It’s the hoariest of classroom debates: do people make history or the other way round? The answer, of course, is yes.
You and I could not have existed as we are in any other time or place. Change one of our facts and our story changes. And if I had not gone here, done that, been who I was, results in my vicinity would have been different. We each make history every day – and are made by it.
You, I and the Nameless One are all products of our hour. What we make of our hour is what history will recall (assuming humans survive). While we live each is responsible for our result. For some this represents an heroic opportunity (“I can change the world!”), for others a dismal doom (“What difference can I make?”).
The present crisis whipsaws us – collectively and individually – between determination and despair. In the morning, if I’ve slept well, I’m a world-beater; by bedtime, I’m hopeless, beaten by the world. Just now I’m feeling my oats: we the people can stop the trashing of our house! Then the news trickles in – of some brave feats, yes, but too often of pusillanimity, surrender, shame. Should rich and seemingly powerful universities and law firms have truckled to this maniac? I don’t presume to judge – I’m sure their choice was fraught – but, oh, what a chance was lost to inspire, even at the cost of martyrdom! I wonder how I’ll behave when they knock at my door. Will I stand firm or shrink back gibbering? I can envision either.
For moralists, thinkers, historians, and other bravehearts, ours is a thrilling moment. We matter as we don’t when all is calm. As Hitler animated his time, so does the Nameless One ours. We fumble in the fog for the right thing to do and way to be. Sometimes I pout and pule, at other times I’m Henry at Agincourt, rallying “we few, we happy few.” I’m panicked – and grateful, for the chance to prove my mettle. I never went to war – until now.

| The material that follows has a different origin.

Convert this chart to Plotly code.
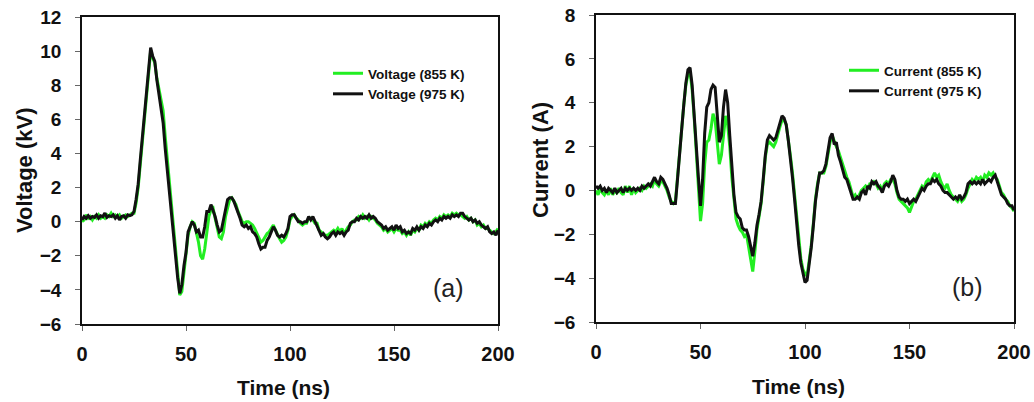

Friends ask, “What can I do?” My answer is, “All you can.” When your house is burning, you think of something. Can you quench the blaze? Maybe not. Can you save the baby – and the cat? Every attempt at life is precious, however impotent, for it encourages others. Defeatism is likewise obnoxious, for it disheartens others. I feel like thumping my funerary friends, bemoaning the loss of all. We’re alive, aren’t we? Well then, get cracking. Where there’s life there’s hope!
The Nameless One has done us a favor by being so much worse than most foresaw: more stupid, venal, ostentatious in his knavery and moral sloth. My expectations have been dire since his first election, but recently he’s exceeded them dazzlingly. Each dawn I blink, “This can’t be happening!” But it is – to us now – in the time we call “real” – and we must react – and act. Occasionally I opt for the ostrich option, burying my head in the sands of literature or speculation, but the respite doesn’t last. However deep I bury my brain, I can still hear the roar.
I’ve no idea how this crisis ends. Anyone who claims to know is either lamebrain or liar. But I know it will end – wars always do. And I know we will be judged for our conduct in this crisis. My exhortations to myself during this testing time are: “Do all you can – and do yourself proud. Are you among the valiant – or the valueless? Embrace this obligation you cannot escape. Suck it up.”